### DESCRIPTION OF THE TASK
Transcribe the lines below verbatim, skipping the images.

.....

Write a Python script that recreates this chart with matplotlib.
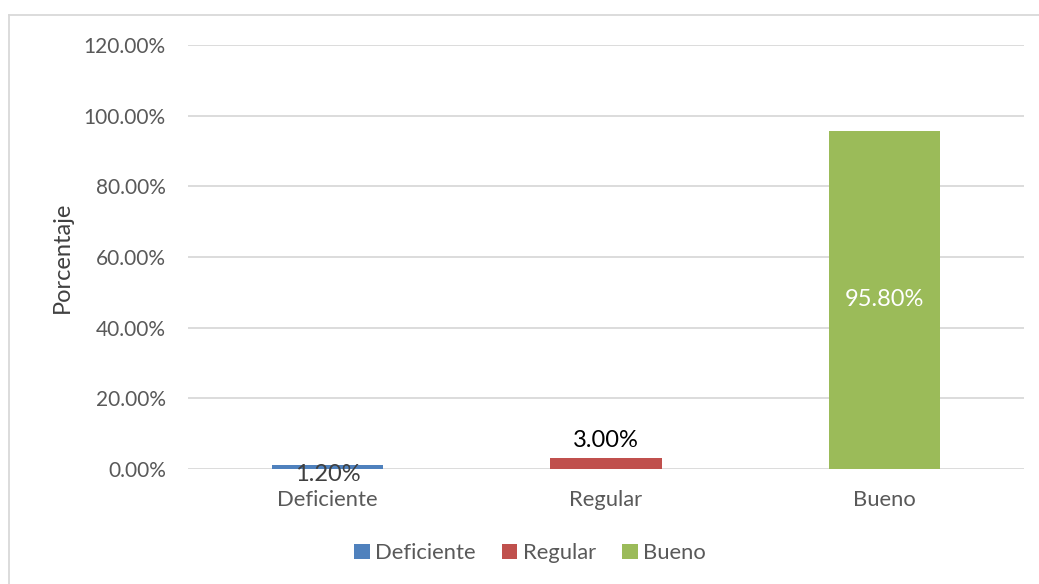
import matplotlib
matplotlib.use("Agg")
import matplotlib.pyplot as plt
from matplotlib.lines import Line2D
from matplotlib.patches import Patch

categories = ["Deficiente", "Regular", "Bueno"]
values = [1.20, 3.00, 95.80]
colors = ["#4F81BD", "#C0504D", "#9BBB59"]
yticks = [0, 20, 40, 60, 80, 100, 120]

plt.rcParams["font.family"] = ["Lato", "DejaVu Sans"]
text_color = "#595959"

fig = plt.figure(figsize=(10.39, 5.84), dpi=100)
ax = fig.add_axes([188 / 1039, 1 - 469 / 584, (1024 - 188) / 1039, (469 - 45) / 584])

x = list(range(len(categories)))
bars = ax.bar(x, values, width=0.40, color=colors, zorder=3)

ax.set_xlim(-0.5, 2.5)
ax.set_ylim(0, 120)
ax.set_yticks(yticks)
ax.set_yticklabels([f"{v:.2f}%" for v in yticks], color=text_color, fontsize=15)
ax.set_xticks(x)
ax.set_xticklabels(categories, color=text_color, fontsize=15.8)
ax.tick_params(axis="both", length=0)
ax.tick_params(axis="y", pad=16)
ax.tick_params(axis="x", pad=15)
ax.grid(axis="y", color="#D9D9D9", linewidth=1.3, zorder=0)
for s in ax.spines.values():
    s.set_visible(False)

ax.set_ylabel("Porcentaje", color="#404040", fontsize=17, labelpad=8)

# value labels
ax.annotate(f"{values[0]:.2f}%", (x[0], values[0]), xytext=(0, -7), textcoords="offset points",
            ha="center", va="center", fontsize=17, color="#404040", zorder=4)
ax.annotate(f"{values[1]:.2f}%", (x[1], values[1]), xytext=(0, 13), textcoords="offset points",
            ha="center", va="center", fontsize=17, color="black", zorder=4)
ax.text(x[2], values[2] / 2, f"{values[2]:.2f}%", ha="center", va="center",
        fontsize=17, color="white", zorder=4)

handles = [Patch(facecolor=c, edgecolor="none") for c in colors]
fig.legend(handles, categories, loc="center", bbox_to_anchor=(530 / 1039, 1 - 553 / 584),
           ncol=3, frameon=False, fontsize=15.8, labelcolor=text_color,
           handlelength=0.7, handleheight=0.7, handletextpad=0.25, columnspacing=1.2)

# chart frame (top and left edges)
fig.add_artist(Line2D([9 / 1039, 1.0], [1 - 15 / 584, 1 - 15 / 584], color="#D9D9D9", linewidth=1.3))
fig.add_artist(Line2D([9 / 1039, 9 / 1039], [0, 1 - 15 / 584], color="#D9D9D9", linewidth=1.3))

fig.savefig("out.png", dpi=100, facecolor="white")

.....

### TASK SOLUTION
Write a Python script that recreates this chart with matplotlib.
import matplotlib
matplotlib.use("Agg")
import matplotlib.pyplot as plt
from matplotlib.lines import Line2D
from matplotlib.patches import Patch

categories = ["Deficiente", "Regular", "Bueno"]
values = [1.20, 3.00, 95.80]
colors = ["#4F81BD", "#C0504D", "#9BBB59"]
yticks = [0, 20, 40, 60, 80, 100, 120]

plt.rcParams["font.family"] = ["Lato", "DejaVu Sans"]
text_color = "#595959"

fig = plt.figure(figsize=(10.39, 5.84), dpi=100)
ax = fig.add_axes([188 / 1039, 1 - 469 / 584, (1024 - 188) / 1039, (469 - 45) / 584])

x = list(range(len(categories)))
bars = ax.bar(x, values, width=0.40, color=colors, zorder=3)

ax.set_xlim(-0.5, 2.5)
ax.set_ylim(0, 120)
ax.set_yticks(yticks)
ax.set_yticklabels([f"{v:.2f}%" for v in yticks], color=text_color, fontsize=15)
ax.set_xticks(x)
ax.set_xticklabels(categories, color=text_color, fontsize=15.8)
ax.tick_params(axis="both", length=0)
ax.tick_params(axis="y", pad=16)
ax.tick_params(axis="x", pad=15)
ax.grid(axis="y", color="#D9D9D9", linewidth=1.3, zorder=0)
for s in ax.spines.values():
    s.set_visible(False)

ax.set_ylabel("Porcentaje", color="#404040", fontsize=17, labelpad=8)

# value labels
ax.annotate(f"{values[0]:.2f}%", (x[0], values[0]), xytext=(0, -7), textcoords="offset points",
            ha="center", va="center", fontsize=17, color="#404040", zorder=4)
ax.annotate(f"{values[1]:.2f}%", (x[1], values[1]), xytext=(0, 13), textcoords="offset points",
            ha="center", va="center", fontsize=17, color="black", zorder=4)
ax.text(x[2], values[2] / 2, f"{values[2]:.2f}%", ha="center", va="center",
        fontsize=17, color="white", zorder=4)

handles = [Patch(facecolor=c, edgecolor="none") for c in colors]
fig.legend(handles, categories, loc="center", bbox_to_anchor=(530 / 1039, 1 - 553 / 584),
           ncol=3, frameon=False, fontsize=15.8, labelcolor=text_color,
           handlelength=0.7, handleheight=0.7, handletextpad=0.25, columnspacing=1.2)

# chart frame (top and left edges)
fig.add_artist(Line2D([9 / 1039, 1.0], [1 - 15 / 584, 1 - 15 / 584], color="#D9D9D9", linewidth=1.3))
fig.add_artist(Line2D([9 / 1039, 9 / 1039], [0, 1 - 15 / 584], color="#D9D9D9", linewidth=1.3))

fig.savefig("out.png", dpi=100, facecolor="white")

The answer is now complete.